- IATA: none; ICAO: UWKX;

Summary
- Airport type: Military
- Owner: Ministry of Defence
- Operator: N/A
- Location: Spassk-Dalny, Primorsky Krai, Russia
- Built: Unknown
- In use: Unknown
- Elevation AMSL: 344 ft / 105 m
- Coordinates: 44°36′47″N 132°53′13″E﻿ / ﻿44.61306°N 132.88694°E

Map
- Spassk-Dalny Location in Primorsky Krai

Runways
| Direction | Length |  | Surface |
| ft | m |
| 04/22 | 10,008 | 3,050 | Concrete |

= Spassk-Dalny Airfield =

Soviet Air Force base

Spassk-Dalny Airfield, also known in the US intelligence community as Spassk-Dalniy East, was a Soviet Air Force base in Primorsky Krai, Russia located 6 km northeast of Spassk-Dalny, Russia. Spassk-Dalny was primarily a Soviet Air Defence Forces (PVO) interceptor airfield for defending against Western aircraft, with the 821st Fighter Aviation Regiment (11th Independent Air Defence Army) based here. However, the 219th Long-Range Reconnaissance Aviation Regiment of the 30th Air Army, Long Range Aviation was also a tenant during the 1950s and 1960s, operating Tupolev Tu-16 Badger aircraft for intelligence operations around east Asia.

==History==
In the late 1940s the airfield was populated by the 18th and 51st Brigades of the 27th Air Division.

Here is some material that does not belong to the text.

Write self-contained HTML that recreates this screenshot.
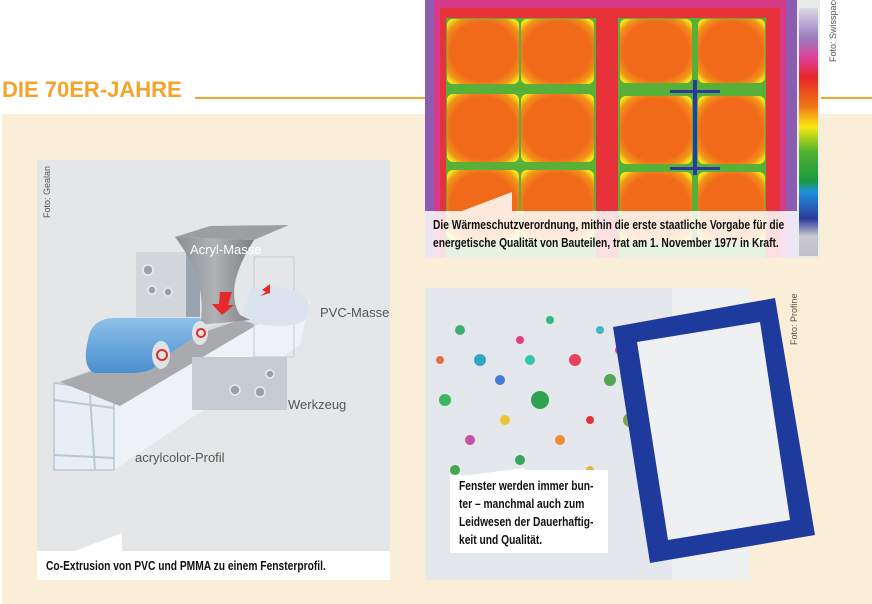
<!DOCTYPE html>
<html><head><meta charset="utf-8"><style>
body{margin:0;width:872px;height:604px;overflow:hidden;background:#fff;position:relative;font-family:"Liberation Sans",sans-serif}
.abs{position:absolute}
.cap{font-family:"Liberation Sans",sans-serif;font-weight:bold;color:#111;font-size:12.5px;line-height:18px;white-space:nowrap;transform:scaleX(0.82);transform-origin:0 0}
</style></head><body>
<div class="abs" style="left:2px;top:77px;font-size:22px;font-weight:bold;color:#f5a32a">DIE 70ER-JAHRE</div>
<div class="abs" style="left:2px;top:114px;width:870px;height:490px;background:#fbeed8"></div>
<div class="abs" style="left:195px;top:97px;width:232px;height:2px;background:#f5a32a"></div>
<div class="abs" style="left:821px;top:97px;width:51px;height:2px;background:#f5a32a"></div>

<svg class="abs" style="left:0;top:0" width="872" height="604">
<defs>
<linearGradient id="blu" x1="0" y1="0" x2="0" y2="1"><stop offset="0" stop-color="#8ec0ea"/><stop offset="1" stop-color="#4a8fcf"/></linearGradient>
<linearGradient id="hop" x1="0" y1="0" x2="1" y2="0"><stop offset="0" stop-color="#8a8c90"/><stop offset=".5" stop-color="#b0b2b6"/><stop offset="1" stop-color="#7c7e82"/></linearGradient>
<radialGradient id="th" cx=".5" cy=".5" r=".65"><stop offset=".7" stop-color="#f06a1a"/><stop offset=".88" stop-color="#f29418"/><stop offset="1" stop-color="#f7e61a"/></radialGradient>
<linearGradient id="cb" x1="0" y1="0" x2="0" y2="1">
<stop offset="0" stop-color="#ddd6e8"/><stop offset=".12" stop-color="#9a7cc0"/><stop offset=".2" stop-color="#e0409a"/><stop offset=".28" stop-color="#e8262a"/><stop offset=".4" stop-color="#f07a18"/><stop offset=".48" stop-color="#f8ea10"/><stop offset=".58" stop-color="#50b030"/><stop offset=".7" stop-color="#1a9a40"/><stop offset=".74" stop-color="#2090e0"/><stop offset=".85" stop-color="#2a3a9a"/><stop offset=".92" stop-color="#c8c8d0"/><stop offset="1" stop-color="#c0c0c4"/></linearGradient>
</defs>
<rect x="37" y="160" width="353" height="420" fill="#e5e6e8"/>
<polygon points="54,383 270,305 310,300 114,392" fill="#d7dadd"/>
<polygon points="114,392 310,300 300,345 114,470" fill="#eef2f6"/>
<polygon points="54,383 114,392 114,470 54,470" fill="#e8eef3" stroke="#b8c8d4" stroke-width="1.5"/>
<line x1="54" y1="400" x2="114" y2="408" stroke="#b8c8d4" stroke-width="2"/>
<line x1="54" y1="455" x2="114" y2="458" stroke="#b8c8d4" stroke-width="2"/>
<line x1="90" y1="395" x2="95" y2="470" stroke="#b8c8d4" stroke-width="2"/>
<polygon points="60,382 245,318 255,326 120,406" fill="#a8aaae"/>
<rect x="192" y="357" width="95" height="53" fill="#c7ccd2"/>
<rect x="136" y="252" width="50" height="65" fill="#d3d7dc"/>
<rect x="186" y="252" width="14" height="65" fill="#9aa4b0"/>
<g fill="#9aa0a6" stroke="#e8ecef" stroke-width="1.5">
<circle cx="148" cy="270" r="5"/><circle cx="152" cy="290" r="4"/><circle cx="168" cy="292" r="4"/>
<circle cx="235" cy="390" r="5"/><circle cx="260" cy="392" r="5"/><circle cx="270" cy="374" r="4"/></g>
<rect x="254" y="257" width="40" height="100" fill="none" stroke="#c8cace"/>
<path d="M250,290 C290,280 320,295 305,320 C290,330 260,325 240,320Z" fill="#dbe4ee"/>
<polygon points="175,237 210,226 289,225 254,240" fill="#9c9ea2"/>
<path d="M175,237 L254,240 C235,270 228,295 240,315 L250,320 L200,325 C205,300 200,270 175,237Z" fill="url(#hop)"/>
<polygon points="220,292 232,292 228,305 234,305 222,315 212,304 219,304" fill="#e42a2a"/>
<polygon points="270,284 262,290 266,292 260,296 270,293" fill="#e42a2a"/>
<path d="M88,340 C90,325 100,318 115,318 L200,318 L205,330 L160,360 C155,372 140,373 130,373 L95,373 C85,370 84,355 88,340Z" fill="url(#blu)"/>
<ellipse cx="200" cy="333" rx="8" ry="12" fill="#dfe3e6"/><circle cx="201" cy="333" r="4" fill="none" stroke="#e42a2a" stroke-width="2"/>
<ellipse cx="161" cy="355" rx="9" ry="14" fill="#dfe3e6"/><circle cx="162" cy="355" r="5" fill="none" stroke="#e42a2a" stroke-width="2"/>
<text x="190" y="254" font-size="13" fill="#fff">Acryl-Masse</text>
<text x="320" y="317" font-size="13" fill="#555">PVC-Masse</text>
<text x="288" y="409" font-size="13" fill="#555">Werkzeug</text>
<text x="135" y="462" font-size="13" fill="#555">acrylcolor-Profil</text>
<text transform="translate(50,218) rotate(-90)" font-size="9" fill="#555">Foto: Gealan</text>
<polygon points="37,551 75,551 122,533 122,551 390,551 390,580 37,580" fill="#fff"/>

<rect x="425" y="0" width="372" height="258" fill="#8c5cb0"/>
<rect x="434" y="0" width="352" height="258" fill="#d83a8a"/>
<rect x="440" y="8" width="340" height="250" fill="#e8323a"/>
<rect x="446" y="18" width="150" height="240" fill="#58b038"/>
<rect x="618" y="18" width="148" height="240" fill="#58b038"/>
<g fill="url(#th)">
<rect x="447" y="19" width="72" height="65" rx="6"/><rect x="521" y="19" width="73" height="65" rx="6"/>
<rect x="447" y="94" width="72" height="68" rx="6"/><rect x="521" y="94" width="73" height="68" rx="6"/>
<rect x="447" y="170" width="72" height="70" rx="6"/><rect x="521" y="170" width="73" height="70" rx="6"/>
<rect x="620" y="19" width="72" height="64" rx="6"/><rect x="698" y="19" width="67" height="64" rx="6"/>
<rect x="620" y="96" width="72" height="68" rx="6"/><rect x="698" y="96" width="67" height="68" rx="6"/>
<rect x="620" y="172" width="72" height="70" rx="6"/><rect x="698" y="172" width="67" height="70" rx="6"/></g>
<rect x="693" y="80" width="4" height="95" fill="#2a3aa0"/>
<rect x="670" y="90" width="50" height="3" fill="#2a3aa0"/><rect x="670" y="167" width="50" height="3" fill="#2a3aa0"/>
<rect x="797" y="0" width="23" height="258" fill="#e8ece8"/>
<rect x="799" y="8" width="19" height="248" fill="url(#cb)"/>
<polygon points="425,211 462,211 512,192 512,211 797,211 797,258 425,258" fill="#fff" fill-opacity=".85"/>
<text transform="translate(836,62) rotate(-90)" font-size="9" fill="#555">Foto: Swisspacer</text>

<rect x="425" y="288" width="325" height="292" fill="#e4e8ec"/>
<rect x="672" y="288" width="78" height="292" fill="#eef0f2"/>
<g fill-opacity=".9">
<circle cx="460" cy="330" r="5" fill="#2aa860"/><circle cx="480" cy="360" r="6" fill="#20a0c0"/><circle cx="520" cy="340" r="4" fill="#e03070"/>
<circle cx="540" cy="400" r="9" fill="#1a9a40"/><circle cx="575" cy="360" r="6" fill="#e8304a"/><circle cx="505" cy="420" r="5" fill="#f0c020"/>
<circle cx="445" cy="400" r="6" fill="#28b050"/><circle cx="470" cy="440" r="5" fill="#c040a0"/><circle cx="600" cy="330" r="4" fill="#30b0c0"/>
<circle cx="560" cy="440" r="5" fill="#f08020"/><circle cx="610" cy="380" r="6" fill="#40a040"/><circle cx="590" cy="420" r="4" fill="#e02030"/>
<circle cx="500" cy="380" r="5" fill="#3070d0"/><circle cx="440" cy="360" r="4" fill="#e06030"/><circle cx="550" cy="320" r="4" fill="#20b070"/>
<circle cx="630" cy="420" r="7" fill="#70a040"/><circle cx="620" cy="350" r="5" fill="#d04080"/><circle cx="520" cy="460" r="5" fill="#20a050"/>
<circle cx="455" cy="470" r="5" fill="#30a040"/><circle cx="590" cy="470" r="4" fill="#e0b030"/><circle cx="530" cy="360" r="5" fill="#20c0a0"/>
</g>
<polygon points="613,327 775,298 815,535 650,563" fill="#1e3a9c"/>
<polygon points="637,342 760,322 790,520 668,540" fill="#eef0f2"/>
<polygon points="450,475 470,475 525,468 525,470 608,470 608,553 450,553" fill="#fff"/>
<text transform="translate(797,345) rotate(-90)" font-size="9" fill="#555">Foto: Profine</text>
</svg>
<div class="abs cap" style="left:46px;top:557px">Co-Extrusion von PVC und PMMA zu einem Fensterprofil.</div>
<div class="abs cap" style="left:433px;top:216px">Die Wärmeschutzverordnung, mithin die erste staatliche Vorgabe für die<br>energetische Qualität von Bauteilen, trat am 1. November 1977 in Kraft.</div>
<div class="abs cap" style="left:459px;top:477px">Fenster werden immer bun-<br>ter – manchmal auch zum<br>Leidwesen der Dauerhaftig-<br>keit und Qualität.</div>
</body></html>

In the early 1960s Sukhoi Su-7 and Su-9 were based here.

A 1966 satellite overflight spotted 21 Tu-16 Badger, 18 Su-7 Fitter, 21 Yak-28 Firebar, and 2 MiG-15 Fagot at this airfield. The CIA in 1969 identified the Firebar aircraft as the nearest potential threat to SR-71 operations over North Korea. The base's role diminished in the 1970s with the deployment of advanced MiG-25 Foxbat aircraft at Chuguyevka 60 miles (100 km) to the southeast.

In 1985 the CIA reported that Mikoyan-Gurevich MiG-23P (Flogger-G) and the training variant MiG-23U (Flogger-C) were crated at Spassk-Dalny and sent to Cam Ranh Base in Vietnam.

Google Earth imagery in 2005 showed the airfield was already abandoned and by the 2010s that the airfield was being torn up for reclamation of concrete.